(Lukas 4:31-32)
”Kemudian Yesus pergi ke Kapernaum, sebuah kota di Galilea, lalu mengajar di situ pada hari-hari Sabat. Mereka takjub mendengar pengajaran-Nya, sebab perkataan-Nya penuh kuasa.”
Demikianlah catatan Lukas. Orang di rumah ibadat itu takjub karena perkataan Yesus penuh kuasa. Tentu saja, kesimpulan itu hanya mungkin terjadi ketika mereka mendengarkan Sang Guru, yang baru saja ditolak di Nazaret.
Pendengaran yang baik akan menolong seseorang mendapatkan apa yang terpenting dalam hidup. Persoalannya, tak banyak orang suka mendengarkan orang lain. Karena salah satu prinsip dalam mendengarkan adalah seseorang harus diam. Jika tidak, dia hanya akan mendengarkan kata-katanya sendiri. Nah, kalau sudah begini, peribahasa orang Indian Cherokee layak disimak: ”Dengarlah, atau kata-katamu akan membuat engkau tuli!”

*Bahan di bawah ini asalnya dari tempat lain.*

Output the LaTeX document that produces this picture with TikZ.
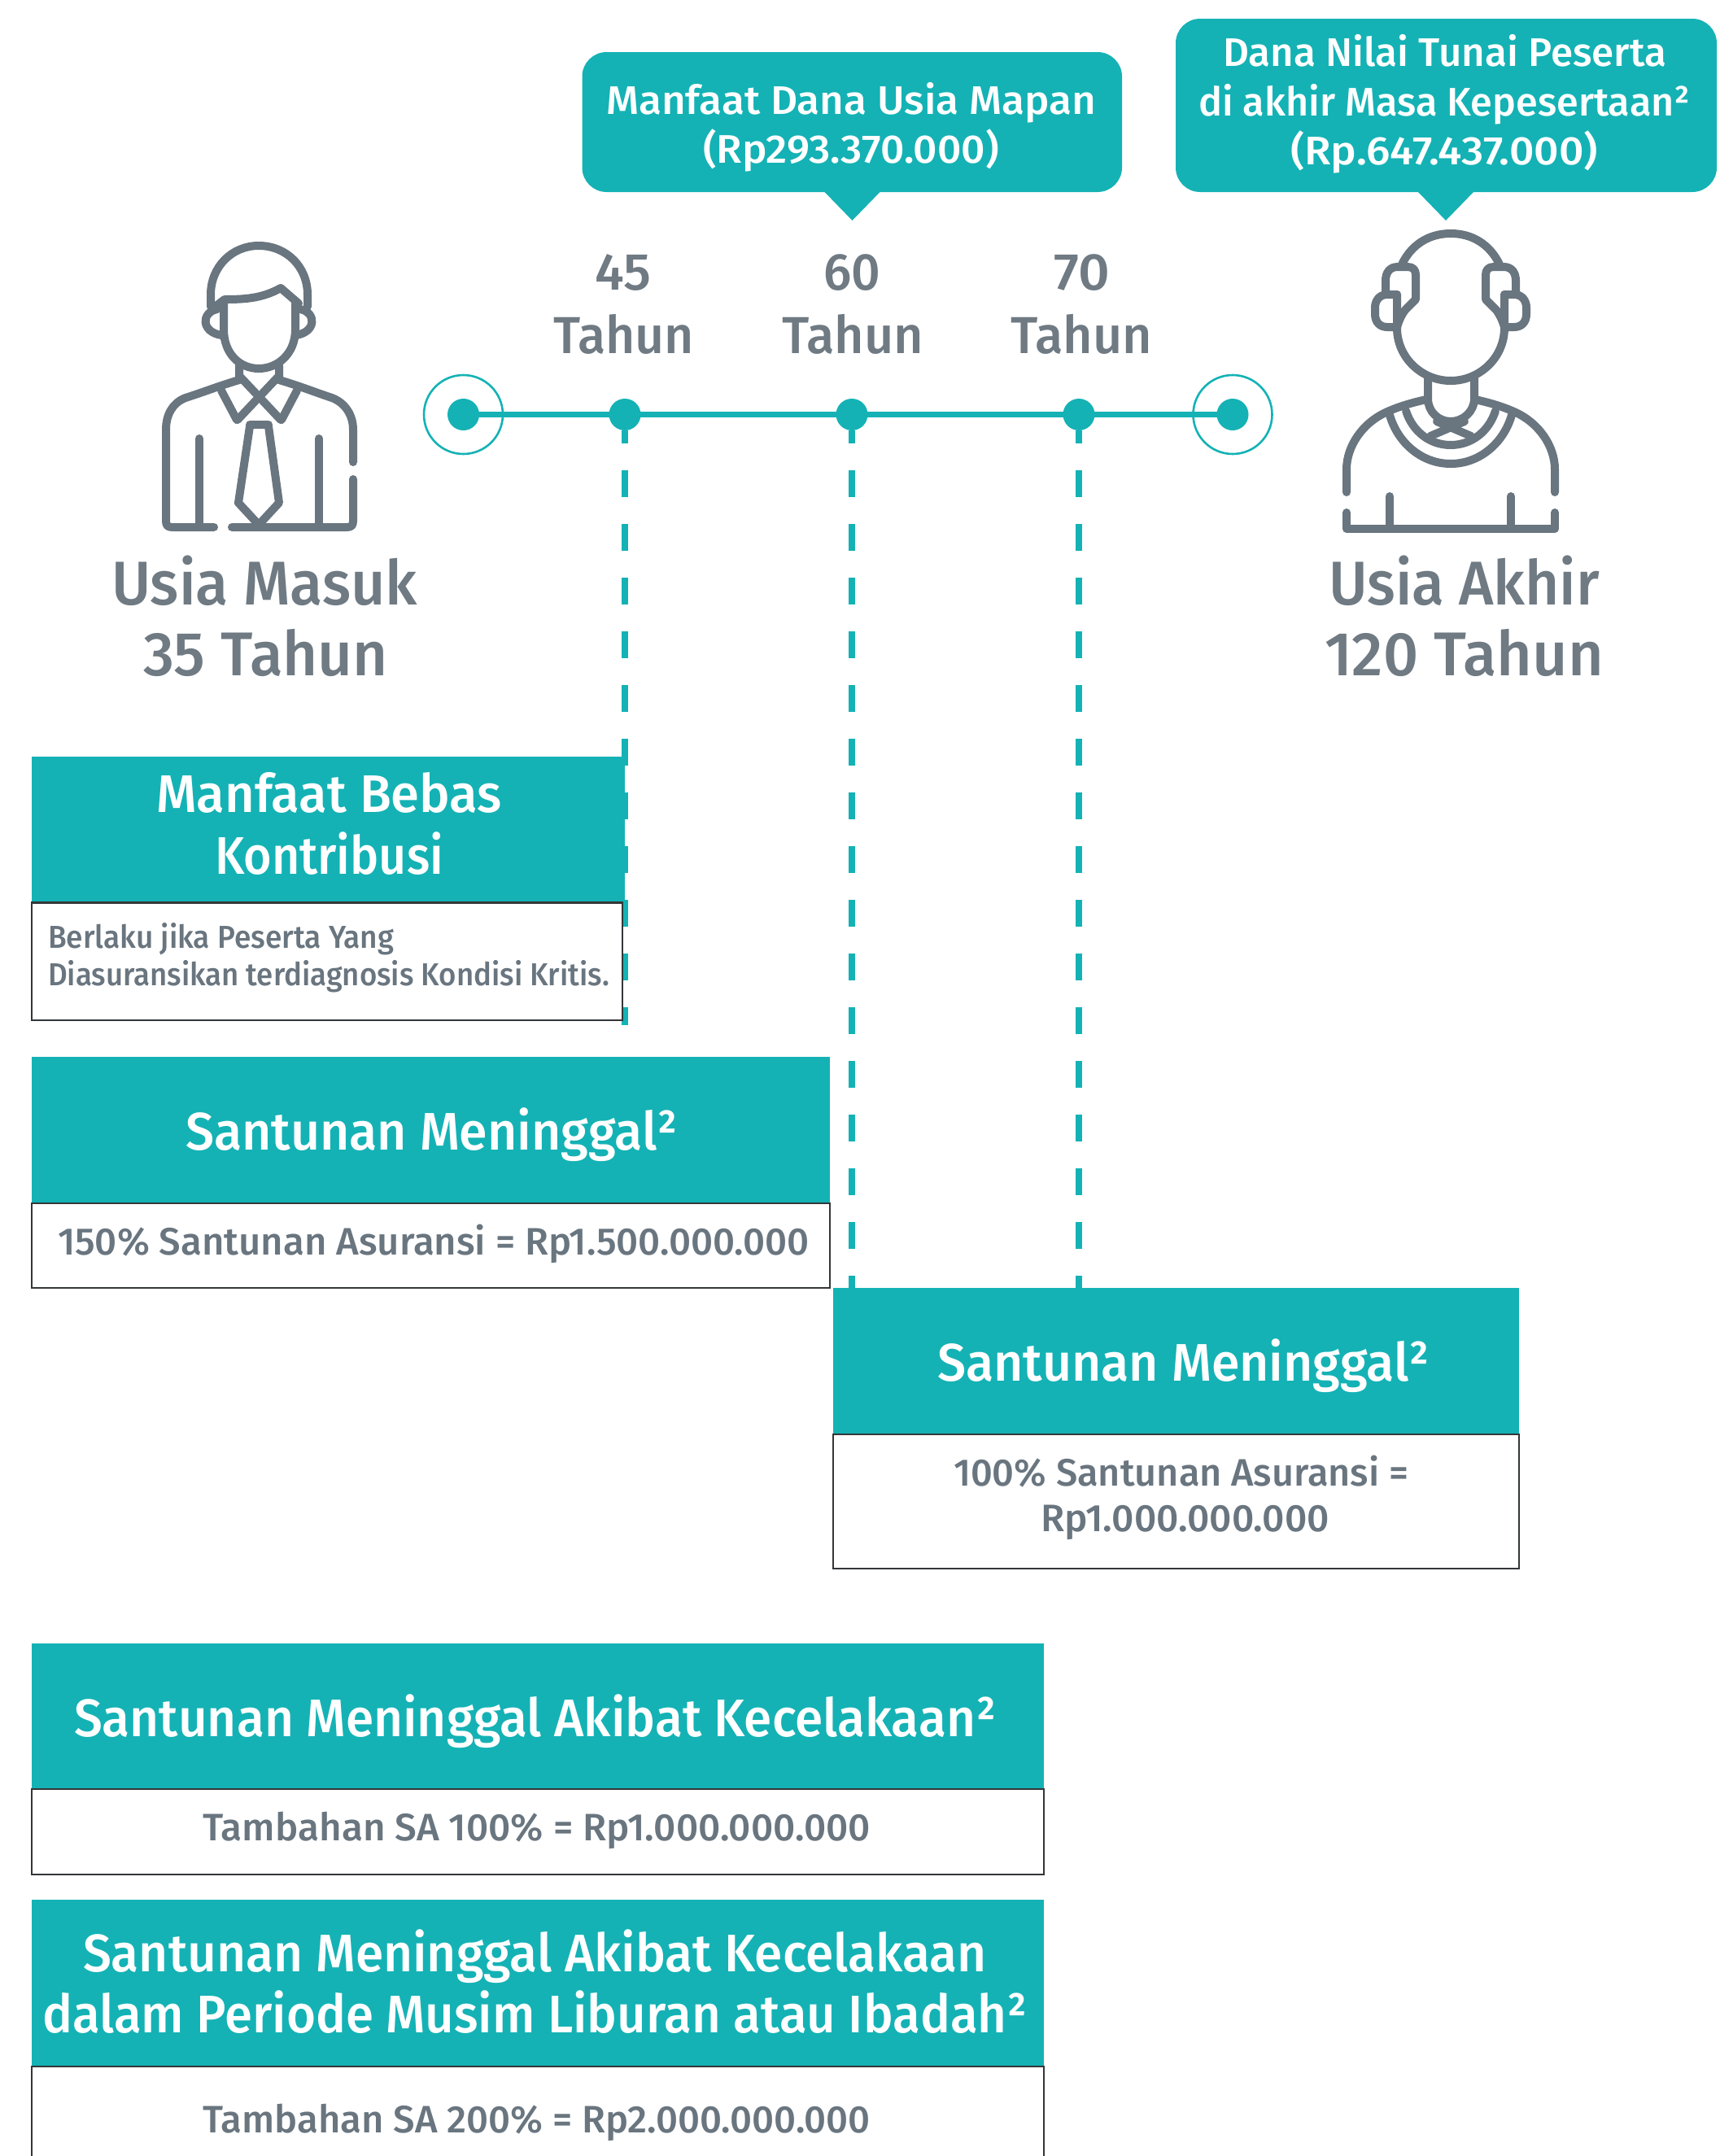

Ya, di mata mereka cara Yesus mengajar terasa berbeda. Dia mengajar penuh kuasa. Dia tidak bertindak sebagai sumber kedua atau sumber ketiga, melainkan sumber pertama. Yesus adalah narasumber sejati. Jika ahli Taurat mengajarkan sesuatu yang dipelajari dan dipahami, Yesus tak perlu mempelajari bahan ajar karena Dialah ajaran itu sendiri. Yesus tidak mengajarkan firman Allah. Dialah Firman.
Berbeda dengan ahli Taurat yang mengulang, menafsir, dan memberikan pendapat orang lain, Yesus berbicara atas nama-Nya sendiri. Dia sungguh Pribadi berwibawa.
Dalam dunia pendidikan, manusia normal pastilah senang diajar guru yang memiliki wibawa akademis. Di sini akreditasi menjadi sangat beralasan. Kita mungkin tak enak hati sendiri menyaksikan guru yang mencari-cari dan menegakkan wibawa di hadapan naradidik.
Sejatinya, wibawa intrinsik pada diri manusia. Guru memang perlu menguasai bahan ajar. Namun, wibawa tak melulu soal nalar. Wibawa tak cuma soal otak, tetapi juga sikap dan tingkah laku. Wibawa tak hanya kena-mengena dengan cara pikir, tetapi juga cara sikap dan tindak seseorang.
Yesus menjadi sangat berwibawa di hadapan para pendengarnya karena hidup-Nya merupakan perwujudan kata-kata-Nya. Kalimat-kalimat Yesus merupakan rumus verbal dari perbuatan-Nya. Ada keselarasan antara omongan dan tindakan; antara kata dan karya. Dan itulah yang dinamakan integritas.